Patrick Mueller and Tara Kelso dance as Hades and Persephone. Michael Ensminger

“I’m really proud of what we did with The Wild Party in terms of audience engagement, but there’s just no way fundamentally to have 200 people in a space to feel like your experience is unique and chosen,” Mueller adds.

“It’s like any house party or any round table discussion: once you get past a certain number, people start to become invisible,” he says. “At a certain point the whole group starts to function very differently; it’s not individuals sitting there anymore. I think that’s definitely part of the immersive experience that audiences are so hungry for is that desire for the unique experience.”
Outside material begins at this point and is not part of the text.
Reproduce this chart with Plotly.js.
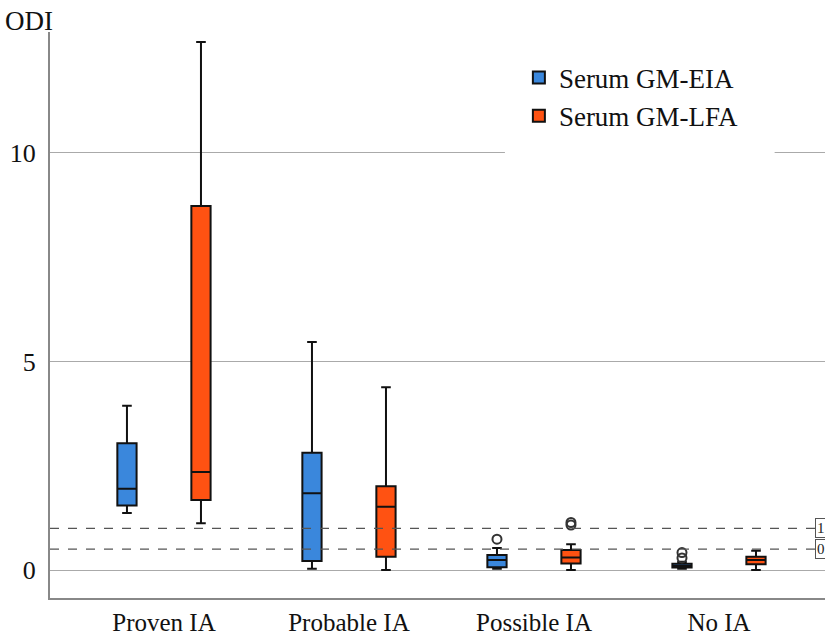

And unique Rausch is. The experience is engaging through and through, from the camaraderie that begins to build between bar patrons at Wild Woods who realize they are about to board a bus going God-knows-where, to a folksie sing-a-long of Steppenwolf’s “Born to be Wild,” to smearing clay on your face with Persephone and snapping selfies with Narcissus. It’s wild and weird and fun and surely Nietzche would approve.

And don’t worry; everyone is a little nervous the first time they rausch. The trick is to just let go.

“There’s this funny thing that happens when we fall in love or when we experience ecstasy — suddenly we feel ripped open and free and immediately we want to capture that feeling and hold on to it and control it,” Wilson says. “And that’s sort of our relationship to the natural world, too. It is this totally untamable thing, and yet we’re constantly trying to get on top of it. If I want people to take anything away from the piece it’s that feeling of not being able to control something — we should embrace it. And maybe in doing so we’ll have greater respect for our love of nature and our love of other humans, if we could just lean into that ability of just letting go.”

On the Bill:  Rausch — presented by The Catamounts and Control Group Productions. Wild Woods Brewery, 5460 Conestoga Court, Boulder. From the brewery, audiences will be transported by bus to an undisclosed location.